§ **WHAT IS EXPECTED**
Please transcribe the data below exactly. Leave the pictures out.
☆ ☆ ☆ ☆
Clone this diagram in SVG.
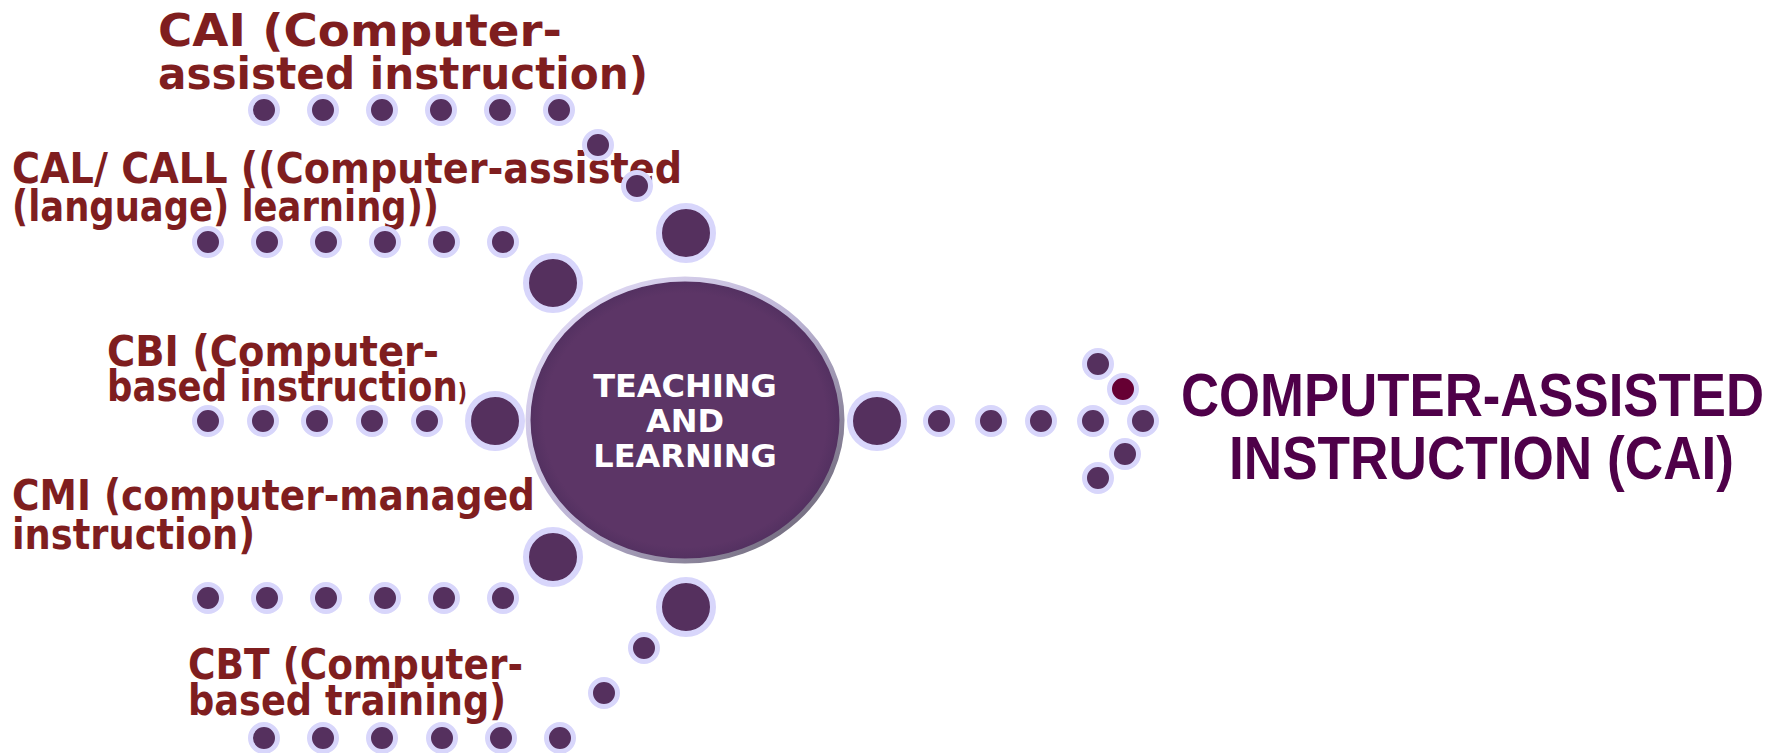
<svg xmlns="http://www.w3.org/2000/svg" width="1774" height="753" viewBox="0 0 1774 753">
<defs>
<linearGradient id="rim" x1="0" y1="0" x2="1" y2="1">
<stop offset="0" stop-color="#e8e2fc"/>
<stop offset="0.5" stop-color="#bcb4d4"/>
<stop offset="1" stop-color="#5e5866"/>
</linearGradient>
<radialGradient id="core" cx="0.5" cy="0.5" r="0.5">
<stop offset="0.9" stop-color="#5c3566"/>
<stop offset="1" stop-color="#523060"/>
</radialGradient>
</defs>
<style>
.lbl{font-family:"DejaVu Sans",sans-serif;font-weight:bold;font-size:42px;fill:#7f1e1f}
.lblw{font-family:"DejaVu Sans",sans-serif;font-weight:bold;font-size:45px;fill:#7f1e1f}
.ctr{font-family:"DejaVu Sans",sans-serif;font-weight:bold;font-size:32px;fill:#ffffff;text-anchor:middle}
.ttl{font-family:"Liberation Sans",Arial,sans-serif;font-weight:bold;font-size:53px;fill:#4f0049}
.d{fill:#55305e;stroke:#d8d6fb;stroke-width:5}
.b{fill:#55305e;stroke:#d8d6fb;stroke-width:6}
.r{fill:#660033;stroke:#d8d6fb;stroke-width:5}
</style>
<rect width="1774" height="753" fill="#ffffff"/>

<g id="label-cai">
<text class="lblw" x="158" y="46" textLength="404" lengthAdjust="spacingAndGlyphs">CAI (Computer-</text>
<text class="lblw" x="158" y="89" textLength="490" lengthAdjust="spacingAndGlyphs">assisted instruction)</text>
</g>
<g id="label-cal">
<text class="lbl" x="12" y="183" textLength="670" lengthAdjust="spacingAndGlyphs">CAL/ CALL ((Computer-assisted</text>
<text class="lbl" x="12" y="221" textLength="427" lengthAdjust="spacingAndGlyphs">(language) learning))</text>
</g>
<g id="label-cbi">
<text class="lbl" x="107" y="366" textLength="332" lengthAdjust="spacingAndGlyphs">CBI (Computer-</text>
<text class="lbl" x="107" y="401" textLength="360" lengthAdjust="spacingAndGlyphs">based instruction<tspan font-size="24">)</tspan></text>
</g>
<g id="label-cmi">
<text class="lbl" x="12" y="510" textLength="523" lengthAdjust="spacingAndGlyphs">CMI (computer-managed</text>
<text class="lbl" x="12" y="549" textLength="243" lengthAdjust="spacingAndGlyphs">instruction)</text>
</g>
<g id="label-cbt">
<text class="lbl" x="188" y="679" textLength="335" lengthAdjust="spacingAndGlyphs">CBT (Computer-</text>
<text class="lbl" x="188" y="715" textLength="318" lengthAdjust="spacingAndGlyphs">based training)</text>
</g>

<g id="connectors">
<g id="chain-cai">
<circle class="d" cx="264" cy="110" r="13.5"/><circle class="d" cx="323" cy="110" r="13.5"/><circle class="d" cx="382" cy="110" r="13.5"/><circle class="d" cx="441" cy="110" r="13.5"/><circle class="d" cx="500" cy="110" r="13.5"/><circle class="d" cx="559" cy="110" r="13.5"/>
<circle class="d" cx="598" cy="145" r="13.5"/><circle class="d" cx="637" cy="186" r="13.5"/>
<circle class="b" cx="686" cy="233" r="27"/>
</g>
<g id="chain-cal">
<circle class="d" cx="208" cy="242" r="13.5"/><circle class="d" cx="267" cy="242" r="13.5"/><circle class="d" cx="326" cy="242" r="13.5"/><circle class="d" cx="385" cy="242" r="13.5"/><circle class="d" cx="444" cy="242" r="13.5"/><circle class="d" cx="503" cy="242" r="13.5"/>
<circle class="b" cx="553" cy="283" r="27"/>
</g>
<g id="chain-cbi">
<circle class="d" cx="208" cy="421" r="13.5"/><circle class="d" cx="263" cy="421" r="13.5"/><circle class="d" cx="317" cy="421" r="13.5"/><circle class="d" cx="372" cy="421" r="13.5"/><circle class="d" cx="427" cy="421" r="13.5"/>
<circle class="b" cx="495" cy="421" r="27"/>
</g>
<g id="chain-cmi">
<circle class="b" cx="553" cy="557" r="27"/>
<circle class="d" cx="208" cy="598" r="13.5"/><circle class="d" cx="267" cy="598" r="13.5"/><circle class="d" cx="326" cy="598" r="13.5"/><circle class="d" cx="385" cy="598" r="13.5"/><circle class="d" cx="444" cy="598" r="13.5"/><circle class="d" cx="503" cy="598" r="13.5"/>
</g>
<g id="chain-cbt">
<circle class="b" cx="686" cy="607" r="27"/>
<circle class="d" cx="644" cy="648" r="13.5"/><circle class="d" cx="604" cy="693" r="13.5"/>
<circle class="d" cx="264" cy="738" r="13.5"/><circle class="d" cx="323" cy="738" r="13.5"/><circle class="d" cx="382" cy="738" r="13.5"/><circle class="d" cx="442" cy="738" r="13.5"/><circle class="d" cx="501" cy="738" r="13.5"/><circle class="d" cx="560" cy="738" r="13.5"/>
</g>
<g id="chain-right">
<circle class="b" cx="877" cy="421" r="27"/>
<circle class="d" cx="939" cy="421" r="13.5"/><circle class="d" cx="991" cy="421" r="13.5"/><circle class="d" cx="1041" cy="421" r="13.5"/><circle class="d" cx="1093" cy="421" r="13.5"/>
<circle class="d" cx="1098" cy="364" r="13.5"/><circle class="r" cx="1123" cy="389" r="13.5"/><circle class="d" cx="1143" cy="421" r="13.5"/><circle class="d" cx="1125" cy="454" r="13.5"/><circle class="d" cx="1098" cy="478" r="13.5"/>
</g>
</g>

<g id="node-center">
<ellipse cx="685" cy="420" rx="157" ry="141" fill="url(#core)" stroke="url(#rim)" stroke-width="5"/>
<text class="ctr" x="685" y="397">TEACHING</text>
<text class="ctr" x="685" y="432">AND</text>
<text class="ctr" x="685" y="467">LEARNING</text>
</g>

<g id="node-title">
<text class="ttl" transform="translate(1181 416) scale(1 1.15)" x="0" y="0" textLength="583" lengthAdjust="spacingAndGlyphs">COMPUTER-ASSISTED</text>
<text class="ttl" transform="translate(1229 479) scale(1 1.15)" x="0" y="0" textLength="505" lengthAdjust="spacingAndGlyphs">INSTRUCTION (CAI)</text>
</g>
</svg>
☆ ☆ ☆ ☆
§ **OUTPUT BELOW**
Clone this diagram in SVG.
<svg xmlns="http://www.w3.org/2000/svg" width="1774" height="753" viewBox="0 0 1774 753">
<defs>
<linearGradient id="rim" x1="0" y1="0" x2="1" y2="1">
<stop offset="0" stop-color="#e8e2fc"/>
<stop offset="0.5" stop-color="#bcb4d4"/>
<stop offset="1" stop-color="#5e5866"/>
</linearGradient>
<radialGradient id="core" cx="0.5" cy="0.5" r="0.5">
<stop offset="0.9" stop-color="#5c3566"/>
<stop offset="1" stop-color="#523060"/>
</radialGradient>
</defs>
<style>
.lbl{font-family:"DejaVu Sans",sans-serif;font-weight:bold;font-size:42px;fill:#7f1e1f}
.lblw{font-family:"DejaVu Sans",sans-serif;font-weight:bold;font-size:45px;fill:#7f1e1f}
.ctr{font-family:"DejaVu Sans",sans-serif;font-weight:bold;font-size:32px;fill:#ffffff;text-anchor:middle}
.ttl{font-family:"Liberation Sans",Arial,sans-serif;font-weight:bold;font-size:53px;fill:#4f0049}
.d{fill:#55305e;stroke:#d8d6fb;stroke-width:5}
.b{fill:#55305e;stroke:#d8d6fb;stroke-width:6}
.r{fill:#660033;stroke:#d8d6fb;stroke-width:5}
</style>
<rect width="1774" height="753" fill="#ffffff"/>

<g id="label-cai">
<text class="lblw" x="158" y="46" textLength="404" lengthAdjust="spacingAndGlyphs">CAI (Computer-</text>
<text class="lblw" x="158" y="89" textLength="490" lengthAdjust="spacingAndGlyphs">assisted instruction)</text>
</g>
<g id="label-cal">
<text class="lbl" x="12" y="183" textLength="670" lengthAdjust="spacingAndGlyphs">CAL/ CALL ((Computer-assisted</text>
<text class="lbl" x="12" y="221" textLength="427" lengthAdjust="spacingAndGlyphs">(language) learning))</text>
</g>
<g id="label-cbi">
<text class="lbl" x="107" y="366" textLength="332" lengthAdjust="spacingAndGlyphs">CBI (Computer-</text>
<text class="lbl" x="107" y="401" textLength="360" lengthAdjust="spacingAndGlyphs">based instruction<tspan font-size="24">)</tspan></text>
</g>
<g id="label-cmi">
<text class="lbl" x="12" y="510" textLength="523" lengthAdjust="spacingAndGlyphs">CMI (computer-managed</text>
<text class="lbl" x="12" y="549" textLength="243" lengthAdjust="spacingAndGlyphs">instruction)</text>
</g>
<g id="label-cbt">
<text class="lbl" x="188" y="679" textLength="335" lengthAdjust="spacingAndGlyphs">CBT (Computer-</text>
<text class="lbl" x="188" y="715" textLength="318" lengthAdjust="spacingAndGlyphs">based training)</text>
</g>

<g id="connectors">
<g id="chain-cai">
<circle class="d" cx="264" cy="110" r="13.5"/><circle class="d" cx="323" cy="110" r="13.5"/><circle class="d" cx="382" cy="110" r="13.5"/><circle class="d" cx="441" cy="110" r="13.5"/><circle class="d" cx="500" cy="110" r="13.5"/><circle class="d" cx="559" cy="110" r="13.5"/>
<circle class="d" cx="598" cy="145" r="13.5"/><circle class="d" cx="637" cy="186" r="13.5"/>
<circle class="b" cx="686" cy="233" r="27"/>
</g>
<g id="chain-cal">
<circle class="d" cx="208" cy="242" r="13.5"/><circle class="d" cx="267" cy="242" r="13.5"/><circle class="d" cx="326" cy="242" r="13.5"/><circle class="d" cx="385" cy="242" r="13.5"/><circle class="d" cx="444" cy="242" r="13.5"/><circle class="d" cx="503" cy="242" r="13.5"/>
<circle class="b" cx="553" cy="283" r="27"/>
</g>
<g id="chain-cbi">
<circle class="d" cx="208" cy="421" r="13.5"/><circle class="d" cx="263" cy="421" r="13.5"/><circle class="d" cx="317" cy="421" r="13.5"/><circle class="d" cx="372" cy="421" r="13.5"/><circle class="d" cx="427" cy="421" r="13.5"/>
<circle class="b" cx="495" cy="421" r="27"/>
</g>
<g id="chain-cmi">
<circle class="b" cx="553" cy="557" r="27"/>
<circle class="d" cx="208" cy="598" r="13.5"/><circle class="d" cx="267" cy="598" r="13.5"/><circle class="d" cx="326" cy="598" r="13.5"/><circle class="d" cx="385" cy="598" r="13.5"/><circle class="d" cx="444" cy="598" r="13.5"/><circle class="d" cx="503" cy="598" r="13.5"/>
</g>
<g id="chain-cbt">
<circle class="b" cx="686" cy="607" r="27"/>
<circle class="d" cx="644" cy="648" r="13.5"/><circle class="d" cx="604" cy="693" r="13.5"/>
<circle class="d" cx="264" cy="738" r="13.5"/><circle class="d" cx="323" cy="738" r="13.5"/><circle class="d" cx="382" cy="738" r="13.5"/><circle class="d" cx="442" cy="738" r="13.5"/><circle class="d" cx="501" cy="738" r="13.5"/><circle class="d" cx="560" cy="738" r="13.5"/>
</g>
<g id="chain-right">
<circle class="b" cx="877" cy="421" r="27"/>
<circle class="d" cx="939" cy="421" r="13.5"/><circle class="d" cx="991" cy="421" r="13.5"/><circle class="d" cx="1041" cy="421" r="13.5"/><circle class="d" cx="1093" cy="421" r="13.5"/>
<circle class="d" cx="1098" cy="364" r="13.5"/><circle class="r" cx="1123" cy="389" r="13.5"/><circle class="d" cx="1143" cy="421" r="13.5"/><circle class="d" cx="1125" cy="454" r="13.5"/><circle class="d" cx="1098" cy="478" r="13.5"/>
</g>
</g>

<g id="node-center">
<ellipse cx="685" cy="420" rx="157" ry="141" fill="url(#core)" stroke="url(#rim)" stroke-width="5"/>
<text class="ctr" x="685" y="397">TEACHING</text>
<text class="ctr" x="685" y="432">AND</text>
<text class="ctr" x="685" y="467">LEARNING</text>
</g>

<g id="node-title">
<text class="ttl" transform="translate(1181 416) scale(1 1.15)" x="0" y="0" textLength="583" lengthAdjust="spacingAndGlyphs">COMPUTER-ASSISTED</text>
<text class="ttl" transform="translate(1229 479) scale(1 1.15)" x="0" y="0" textLength="505" lengthAdjust="spacingAndGlyphs">INSTRUCTION (CAI)</text>
</g>
</svg>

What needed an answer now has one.